The PM wrote: "This means £2,000 cashback on the cost of jobs that you can choose how to spend. I hope you will consider using it to take on more employees."

But Labour has claimed that, despite the new tax cuts, the average British household would be nearly £1,000 a year worse-off by next May due to overall tax and benefit changes introduced by the coalition.

Vowing to fight the opposition ahead of the general election, Mr Cameron branded Labour "a party that has learned nothing from their mistakes".

To loud applause, he told activists: "Britain is coming back. We always recover from adversity, whether it was Churchill standing up to the Nazis or Thatcher nursing the sick man of Europe back to health.

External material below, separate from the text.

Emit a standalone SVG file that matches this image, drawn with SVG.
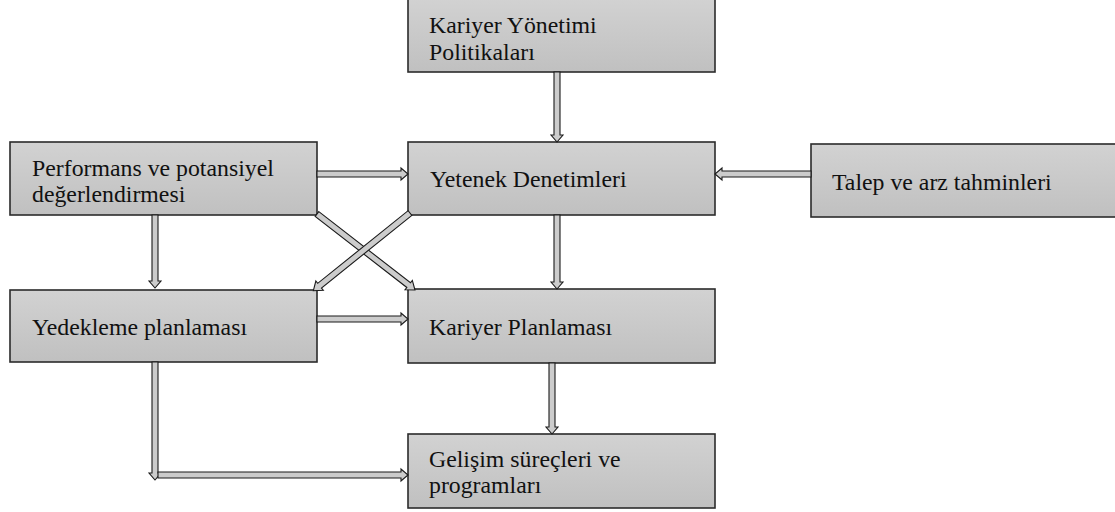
<svg xmlns="http://www.w3.org/2000/svg" width="1115" height="512" viewBox="0 0 1115 512">
<defs>
<linearGradient id="g" x1="0" y1="0" x2="0" y2="1">
<stop offset="0" stop-color="#d2d2d2"/>
<stop offset="1" stop-color="#c0c0c0"/>
</linearGradient>
<style>
.box{fill:url(#g);stroke:#2b2b2b;stroke-width:1.6}
.t{font-family:"Liberation Serif","Times New Roman",serif;font-size:23.8px;fill:#111}
.ar{fill:#cccccc;stroke:#1a1a1a;stroke-width:1.1;stroke-linejoin:miter}
</style>
</defs>
<rect width="1115" height="512" fill="#fff"/>
<g id="n-politikalar"><rect class="box" x="408" y="-2" width="307" height="74"/><text class="t" x="429" y="33">Kariyer Yönetimi</text><text class="t" x="429" y="60">Politikaları</text></g>
<g id="n-performans"><rect class="box" x="10" y="142" width="307" height="73"/><text class="t" x="32" y="176">Performans ve potansiyel</text><text class="t" x="32" y="202">değerlendirmesi</text></g>
<g id="n-yetenek"><rect class="box" x="408" y="142" width="307" height="73"/><text class="t" x="430" y="187">Yetenek Denetimleri</text></g>
<g id="n-talep"><rect class="box" x="811" y="144" width="310" height="73"/><text class="t" x="832" y="190">Talep ve arz tahminleri</text></g>
<g id="n-yedekleme"><rect class="box" x="10" y="290" width="307" height="72"/><text class="t" x="32" y="335">Yedekleme planlaması</text></g>
<g id="n-kariyerplan"><rect class="box" x="408" y="289" width="307" height="74"/><text class="t" x="429" y="335">Kariyer Planlaması</text></g>
<g id="n-gelisim"><rect class="box" x="408" y="434" width="307" height="74"/><text class="t" x="429" y="467">Gelişim süreçleri ve</text><text class="t" x="429" y="493">programları</text></g>
<g id="connectors">
<path class="ar" transform="translate(557,72) rotate(90)" d="M0,-3 H63 V-6 L70,0 L63,6 V3 H0 Z"/>
<path class="ar" transform="translate(317,174)" d="M0,-3 H84 V-6 L91,0 L84,6 V3 H0 Z"/>
<path class="ar" transform="translate(811,174) rotate(180)" d="M0,-3 H89 V-6 L96,0 L89,6 V3 H0 Z"/>
<path class="ar" transform="translate(557,215) rotate(90)" d="M0,-3 H67 V-6 L74,0 L67,6 V3 H0 Z"/>
<path class="ar" transform="translate(155,215) rotate(90)" d="M0,-3 H66 V-6 L73,0 L66,6 V3 H0 Z"/>
<path class="ar" transform="translate(317,214) rotate(37.8)" d="M0,-3 H116 V-6 L124,0 L116,6 V3 H0 Z"/>
<path class="ar" transform="translate(410,213) rotate(141.2)" d="M0,-3 H116 V-6 L124,0 L116,6 V3 H0 Z"/>
<path class="ar" transform="translate(317,319)" d="M0,-3 H84 V-6 L91,0 L84,6 V3 H0 Z"/>
<path class="ar" transform="translate(552,363) rotate(90)" d="M0,-3 H64 V-6 L71,0 L64,6 V3 H0 Z"/>
<path class="ar" transform="translate(155,362) rotate(90)" d="M0,-3 H111 V-6 L118,0 L111,6 V3 H0 Z"/>
<path class="ar" transform="translate(158,475)" d="M0,-3 H243 V-6 L250,0 L243,6 V3 H0 Z"/>
</g>
</svg>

"This is the comeback country of world history, and we're doing it again, coming through a hard time and coming through stronger.

"Brilliant, brave, buccaneering, beating the odds. Great Britain is coming back and everyone here can be so proud of that."

Among the other "fights" outlined by Mr Cameron were the impending local and European elections, and the Scottish referendum.

He said neither Labour nor the Liberal Democrats would give the UK a say in Europe and that UKIP could not change a thing.

'No plan'

His party, he said, would fight for "Britain's national interest".

Mr Cameron also urged people in Scotland to vote against independence in September's poll.

He described the country's first minister Alex Salmond as a man without a plan.

"Once he wanted the euro, now he wants the pound," Mr Cameron said.

"Next he claims he'd be canny with Scotland's money then he splashes £2bn on spending promises without a clue about how he'd pay for them."

He likened Mr Salmond to someone wanting a divorce and asking to keep the joint bank account.

However, Scotland's Deputy First Minister Nicola Sturgeon said a currency union was in the interests of both countries "which is why it will happen".

"Only independence can allow us to use Scotland's vast wealth to build a fairer and more prosperous country," she added.